On Saturday, April 6, 2013, the University of Toronto will be flooded with feminists talking about porn. The Feminist Porn Conference will be part of The Good for Her Feminist Porn Awards.

“Feminists have been debating, studying and creating pornography for decades, and the transformation of feminism, sexual politics, porn and popular culture over the last decade has broadened the dialogue,” Tristan Taormino, one of the editors of The Feminist Porn Book, wrote in a call for papers to be presented at the conference.

“With the resurgence of anti-pornography feminist scholarship,” the call continues, “the time has come to hear from progressive, anti-censorship, sex positive and sex worker feminist voices.”

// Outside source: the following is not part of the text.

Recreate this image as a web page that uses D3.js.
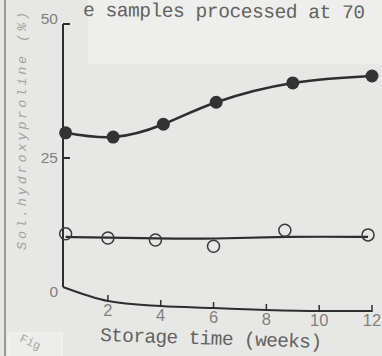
<!DOCTYPE html>
<html>
<head>
<meta charset="utf-8">
<script src="https://cdn.jsdelivr.net/npm/d3@7"></script>
<style>
  html, body { margin: 0; padding: 0; background: #e7e7e5; }
  svg { display: block; }
</style>
</head>
<body>
<div id="chart"></div>
<script>
// series values
const filledWeeks = [0.4, 2.2, 4.1, 6.1, 9.0, 12.0];
const filledValues = [29.7, 28.9, 31.3, 35.4, 39.0, 40.3];

const openWeeks = [0.4, 2.0, 3.8, 6.0, 8.7, 11.85];
const openValues = [10.3, 9.5, 9.1, 7.9, 11.0, 10.1];
// drawn trend line through the open circles
const openTrend = [9.7, 9.6, 9.4, 9.3, 9.8, 9.7];

const xTicks = [2, 4, 6, 8, 10, 12];
const yTicks = [0, 25, 50];

const titleText = "e samples processed at 70";
const xTitle = "Storage time (weeks)";
const yTitle = "Sol.hydroxyproline (%)";

const W = 382, H = 356;

const svg = d3.select("#chart")
  .append("svg")
  .attr("width", W)
  .attr("height", H);

// paper background and lighter scan patches
svg.append("rect").attr("width", W).attr("height", H).attr("fill", "#e7e7e5");
svg.append("rect").attr("x", 89).attr("y", -1).attr("width", 300).attr("height", 64)
  .attr("fill", "#eeeeec").attr("stroke", "#f6f6f5").attr("stroke-width", 1);
svg.append("rect").attr("x", 8).attr("y", 333).attr("width", 54).attr("height", 30)
  .attr("fill", "#ededeb").attr("stroke", "#f6f6f5").attr("stroke-width", 1);
svg.append("line").attr("x1", 5).attr("x2", 5).attr("y1", 0).attr("y2", H)
  .attr("stroke", "#9a9a98").attr("stroke-width", 2);

// scales (the scan is slightly warped, so y is piecewise)
const xScale = d3.scaleLinear().domain([0.3, 12]).range([63, 372]);
const yScale = d3.scaleLinear().domain([0, 25, 50]).range([287, 158, 24]);

// the x axis sags downward in the scan
const sagWeeks = [0.3, 2, 4, 6, 8, 10, 12];
const sagPx = [0, 14, 19, 21, 23, 24, 24];
const sag = d3.scaleLinear().domain(sagWeeks).range(sagPx);

const ink = "#2e2e2e";

// Y axis
svg.append("line")
  .attr("x1", xScale(0.3)).attr("x2", xScale(0.3))
  .attr("y1", yScale(50)).attr("y2", yScale(0))
  .attr("stroke", ink).attr("stroke-width", 2);

svg.selectAll(".ytick")
  .data(yTicks.filter(d => d > 0))
  .enter().append("line")
  .attr("x1", xScale(0.3)).attr("x2", xScale(0.3) + 7)
  .attr("y1", d => yScale(d)).attr("y2", d => yScale(d))
  .attr("stroke", ink).attr("stroke-width", 2);

const yLabelShift = { 0: 5, 25: 0, 50: -5 };
svg.selectAll(".ylab")
  .data(yTicks)
  .enter().append("text")
  .attr("x", 58)
  .attr("y", d => yScale(d) + yLabelShift[d])
  .attr("dy", "0.35em")
  .attr("text-anchor", "end")
  .attr("font-family", "Liberation Sans, sans-serif")
  .attr("font-size", 15.5)
  .attr("fill", "#80807e")
  .text(d => d);

// X axis (curved baseline)
const axisLine = d3.line()
  .x(d => xScale(d))
  .y(d => yScale(0) + sag(d))
  .curve(d3.curveMonotoneX);

svg.append("path")
  .attr("d", axisLine(sagWeeks))
  .attr("fill", "none")
  .attr("stroke", ink)
  .attr("stroke-width", 2);

svg.selectAll(".xtick")
  .data(xTicks)
  .enter().append("line")
  .attr("x1", d => xScale(d)).attr("x2", d => xScale(d))
  .attr("y1", d => yScale(0) + sag(d) - 6)
  .attr("y2", d => yScale(0) + sag(d) + 1)
  .attr("stroke", ink).attr("stroke-width", 1.5);

svg.selectAll(".xlab")
  .data(xTicks)
  .enter().append("text")
  .attr("x", d => xScale(d))
  .attr("y", d => yScale(0) + sag(d) + 15)
  .attr("text-anchor", "middle")
  .attr("font-family", "Liberation Sans, sans-serif")
  .attr("font-size", 16.5)
  .attr("fill", "#80807e")
  .text(d => d);

// axis titles
svg.append("text")
  .attr("x", 100).attr("y", 341)
  .attr("transform", "rotate(1.8,100,341)")
  .attr("font-family", "Liberation Mono, monospace")
  .attr("font-size", 19.5)
  .attr("fill", "#626260")
  .attr("textLength", 222)
  .text(xTitle);

svg.append("text")
  .attr("transform", "translate(26,250) rotate(-90)")
  .attr("font-family", "Liberation Mono, monospace")
  .attr("font-style", "italic")
  .attr("font-size", 13.5)
  .attr("fill", "#a2a2a0")
  .attr("textLength", 238)
  .text(yTitle);

// cropped caption at the top
svg.append("text")
  .attr("x", 83).attr("y", 16)
  .attr("transform", "rotate(0.5,83,16)")
  .attr("font-family", "Liberation Mono, monospace")
  .attr("font-size", 19.5)
  .attr("fill", "#626260")
  .attr("textLength", 282)
  .text(titleText);

svg.append("text")
  .attr("transform", "translate(19,341) rotate(25)")
  .attr("font-family", "Liberation Mono, monospace")
  .attr("font-size", 12)
  .attr("fill", "#a5a5a3")
  .text("Fig");

// filled series
const filled = filledWeeks.map((w, i) => ({ w: w, v: filledValues[i] }));
const line = d3.line()
  .x(d => xScale(d.w))
  .y(d => yScale(d.v))
  .curve(d3.curveNatural);

svg.append("path")
  .attr("d", line(filled))
  .attr("fill", "none")
  .attr("stroke", ink)
  .attr("stroke-width", 2.5);

svg.selectAll(".dotFilled")
  .data(filled)
  .enter().append("circle")
  .attr("cx", d => xScale(d.w))
  .attr("cy", d => yScale(d.v))
  .attr("r", 6.5)
  .attr("fill", "#333");

// open series
const openTrendPts = openWeeks.map((w, i) => ({ w: w, v: openTrend[i] }));
svg.append("path")
  .attr("d", line.curve(d3.curveBasis)(openTrendPts))
  .attr("fill", "none")
  .attr("stroke", ink)
  .attr("stroke-width", 2.2);

svg.selectAll(".dotOpen")
  .data(openWeeks.map((w, i) => ({ w: w, v: openValues[i] })))
  .enter().append("circle")
  .attr("cx", d => xScale(d.w))
  .attr("cy", d => yScale(d.v))
  .attr("r", 6)
  .attr("fill", "none")
  .attr("stroke", "#3a3a3a")
  .attr("stroke-width", 1.5);
</script>
</body>
</html>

There’s a lot of debate within feminism about whether pornography can be empowering to women, or if it’s only degrading objectification. And even among those feminists who believe that porn has the potential to empower women, there are different views on which kinds of porn falls into that category.

Some say all porn is empowering because the actresses are using their sexuality to their own means, to make money and support themselves. Others have strict definitions of what qualifies as feminist porn.

On the one hand, a large amount of what’s depicted in porn is definitely degrading to women, and teaches men to treat women like sex objects. It sends a largely negative message to young people. But on the other hand, in terms of the actresses themselves, they’re being paid good money to embrace and take control of their sexuality. More and more porn companies are run by women, so that they’re not just commodities being bought and sold by men, but are captains of an industry built around a love for the female body.

These debates and varying definitions, as well as options for the future of women in porn, will be among the topics discussed at the conference.